Return the material exactly, first line through the line containing "import * as d3 from 'd3';", and nothing more. Pictures stay out.

## Data segment
»»

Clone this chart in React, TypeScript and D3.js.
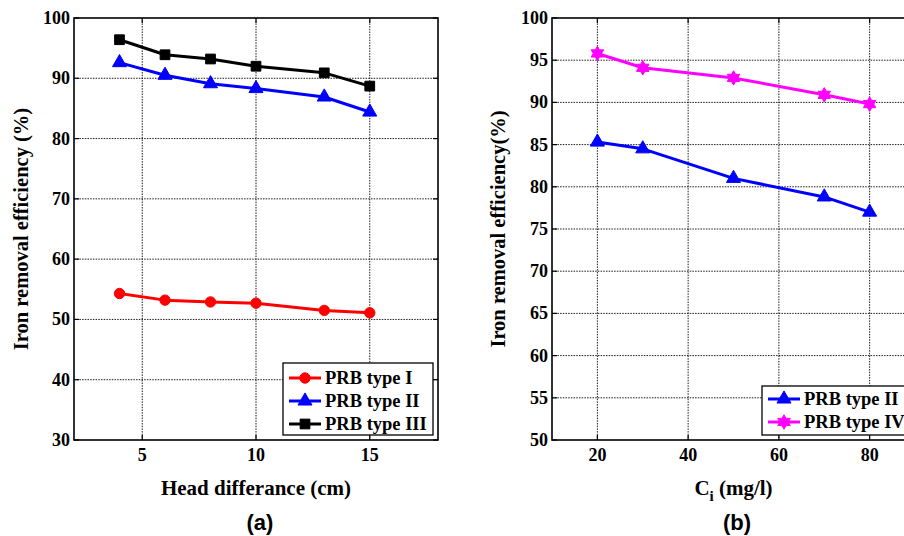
import React, { useEffect, useRef } from 'react';
import * as d3 from 'd3';

// panel (a): efficiency vs head difference
const headDiff = [4, 6, 8, 10, 13, 15];
const typeI = [54.3, 53.2, 52.9, 52.7, 51.5, 51.1];
const typeII = [92.6, 90.5, 89.1, 88.3, 86.9, 84.4];
const typeIII = [96.4, 93.9, 93.2, 92.0, 90.9, 88.7];
const ticksA_x = [5, 10, 15];
const ticksA_y = [30, 40, 50, 60, 70, 80, 90, 100];

// panel (b): efficiency vs initial concentration
const concentration = [20, 30, 50, 70, 80];
const typeII_b = [85.3, 84.5, 81.0, 78.8, 77.0];
const typeIV_b = [95.8, 94.1, 92.9, 90.9, 89.8];
const ticksB_x = [20, 40, 60, 80];
const ticksB_y = [50, 55, 60, 65, 70, 75, 80, 85, 90, 95, 100];

const serif = '"Liberation Serif", "Times New Roman", serif';

// six-pointed star (hexagram) marker
const hexagram = {
  draw(ctx: any, size: number) {
    const R = Math.sqrt(size) * 0.72;
    const r = R * 0.58;
    for (let i = 0; i < 12; i++) {
      const a = (Math.PI / 6) * i - Math.PI / 2;
      const rad = i % 2 === 0 ? R : r;
      const x = rad * Math.cos(a);
      const y = rad * Math.sin(a);
      if (i === 0) ctx.moveTo(x, y);
      else ctx.lineTo(x, y);
    }
    ctx.closePath();
  },
};

const markerPath = (kind: string) => {
  if (kind === 'circle') return d3.symbol().type(d3.symbolCircle).size(85)();
  if (kind === 'triangle') return d3.symbol().type(d3.symbolTriangle).size(85)();
  if (kind === 'square') return d3.symbol().type(d3.symbolSquare).size(95)();
  return d3.symbol().type(hexagram as any).size(100)();
};

const drawPanel = (svg: any, opt: any) => {
  const { left, right, top, bottom } = opt;
  const x = d3.scaleLinear().domain(opt.xDomain).range([left, right]);
  const y = d3.scaleLinear().domain(opt.yDomain).range([bottom, top]);
  const g = svg.append('g');

  // dotted grid
  const gridG = g.append('g').attr('stroke', '#000').attr('stroke-width', 0.9).attr('stroke-dasharray', '1.5,1.2');
  opt.xTicks.forEach((t: number) => {
    gridG.append('line').attr('x1', x(t)).attr('x2', x(t)).attr('y1', top).attr('y2', bottom);
  });
  opt.yTicks.forEach((t: number) => {
    if (t === opt.yDomain[0] || t === opt.yDomain[1]) return;
    gridG.append('line').attr('x1', left).attr('x2', right).attr('y1', y(t)).attr('y2', y(t));
  });

  // ticks inward on all four sides
  const tk = g.append('g').attr('stroke', '#000').attr('stroke-width', 1.2);
  opt.xTicks.forEach((t: number) => {
    tk.append('line').attr('x1', x(t)).attr('x2', x(t)).attr('y1', bottom).attr('y2', bottom - 5);
    tk.append('line').attr('x1', x(t)).attr('x2', x(t)).attr('y1', top).attr('y2', top + 5);
  });
  opt.yTicks.forEach((t: number) => {
    tk.append('line').attr('x1', left).attr('x2', left + 5).attr('y1', y(t)).attr('y2', y(t));
    tk.append('line').attr('x1', right).attr('x2', right - 5).attr('y1', y(t)).attr('y2', y(t));
  });

  g.append('rect')
    .attr('x', left).attr('y', top).attr('width', right - left).attr('height', bottom - top)
    .attr('fill', 'none').attr('stroke', '#000').attr('stroke-width', 1.6);

  // tick labels
  g.append('g').selectAll('text').data(opt.xTicks).enter().append('text')
    .attr('x', (d: number) => x(d)).attr('y', bottom + 21)
    .attr('text-anchor', 'middle').attr('font-family', serif).attr('font-weight', 'bold')
    .attr('font-size', 18).text((d: number) => d);
  g.append('g').selectAll('text').data(opt.yTicks).enter().append('text')
    .attr('x', left - 4).attr('y', (d: number) => y(d) + 6)
    .attr('text-anchor', 'end').attr('font-family', serif).attr('font-weight', 'bold')
    .attr('font-size', 18).text((d: number) => d);

  // series
  const line = d3.line<number>().x((_, i) => x(opt.xs[i])).y((d) => y(d));
  opt.series.forEach((s: any) => {
    g.append('path').attr('d', line(s.values)).attr('fill', 'none')
      .attr('stroke', s.color).attr('stroke-width', 3).attr('stroke-linejoin', 'round');
    g.append('g').selectAll('path').data(s.values).enter().append('path')
      .attr('d', markerPath(s.marker))
      .attr('transform', (d: number, i: number) => `translate(${x(opt.xs[i])},${y(d)})`)
      .attr('fill', s.color).attr('stroke', s.color).attr('stroke-width', 1);
  });

  // legend
  const lg = opt.legend;
  g.append('rect').attr('x', lg.x).attr('y', lg.y).attr('width', lg.w).attr('height', lg.h)
    .attr('fill', '#fff').attr('stroke', '#000').attr('stroke-width', 1.3);
  opt.series.forEach((s: any, i: number) => {
    const yy = lg.y + lg.first + i * 23;
    g.append('line').attr('x1', lg.x + 6).attr('x2', lg.x + 38).attr('y1', yy).attr('y2', yy)
      .attr('stroke', s.color).attr('stroke-width', 3);
    g.append('path').attr('d', markerPath(s.marker)).attr('transform', `translate(${lg.x + 22},${yy})`)
      .attr('fill', s.color).attr('stroke', s.color);
    g.append('text').attr('x', lg.x + 42).attr('y', yy + 6).attr('font-family', serif)
      .attr('font-weight', 'bold').attr('font-size', 18.5).text(s.name);
  });

  // axis titles
  const xl = g.append('text').attr('x', (left + right) / 2).attr('y', bottom + 55)
    .attr('text-anchor', 'middle').attr('font-family', serif).attr('font-weight', 'bold').attr('font-size', 21);
  if (opt.xSub) {
    xl.append('tspan').text(opt.xLabel);
    xl.append('tspan').attr('font-size', 15).attr('dy', 6).text(opt.xSub);
    xl.append('tspan').attr('dy', -6).text(opt.xRest);
  } else {
    xl.text(opt.xLabel);
  }
  g.append('text').attr('transform', `translate(${opt.yLabelX},${(top + bottom) / 2}) rotate(-90)`)
    .attr('text-anchor', 'middle').attr('font-family', serif).attr('font-weight', 'bold')
    .attr('font-size', 20.5).text(opt.yLabel);

  g.append('text').attr('x', opt.tagX).attr('y', 530).attr('text-anchor', 'middle')
    .attr('font-family', '"Liberation Sans", Arial, sans-serif').attr('font-weight', 'bold')
    .attr('font-size', 22).text(opt.tag);
};

const App = () => {
  const ref = useRef<SVGSVGElement>(null);

  useEffect(() => {
    const svg = d3.select(ref.current);
    svg.selectAll('*').remove();

    drawPanel(svg, {
      left: 74, right: 438, top: 18, bottom: 440,
      xDomain: [2, 18], yDomain: [30, 100],
      xTicks: ticksA_x, yTicks: ticksA_y, xs: headDiff,
      series: [
        { name: 'PRB type I', values: typeI, color: '#ff0000', marker: 'circle' },
        { name: 'PRB type II', values: typeII, color: '#0000ff', marker: 'triangle' },
        { name: 'PRB type III', values: typeIII, color: '#000000', marker: 'square' },
      ],
      legend: { x: 283, y: 363, w: 150, h: 72, first: 15 },
      xLabel: 'Head differance (cm)',
      yLabel: 'Iron removal efficiency (%)', yLabelX: 28, tagX: 260, tag: '(a)',
    });

    drawPanel(svg, {
      left: 552, right: 915, top: 18, bottom: 440,
      xDomain: [10, 90], yDomain: [50, 100],
      xTicks: ticksB_x, yTicks: ticksB_y, xs: concentration,
      series: [
        { name: 'PRB type II', values: typeII_b, color: '#0000ff', marker: 'triangle' },
        { name: 'PRB type IV', values: typeIV_b, color: '#ff00ff', marker: 'star' },
      ],
      legend: { x: 762, y: 386, w: 160, h: 49, first: 13 },
      xLabel: 'C', xSub: 'i', xRest: ' (mg/l)',
      yLabel: 'Iron removal efficiency(%)', yLabelX: 505, tagX: 737, tag: '(b)',
    });
  }, []);

  return (
    <svg ref={ref} width={904} height={536}
      style={{ position: 'absolute', left: 0, top: 0, background: '#fff' }} />
  );
};

export default App;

««

## Task output
Clone this chart in React, TypeScript and D3.js.
import React, { useEffect, useRef } from 'react';
import * as d3 from 'd3';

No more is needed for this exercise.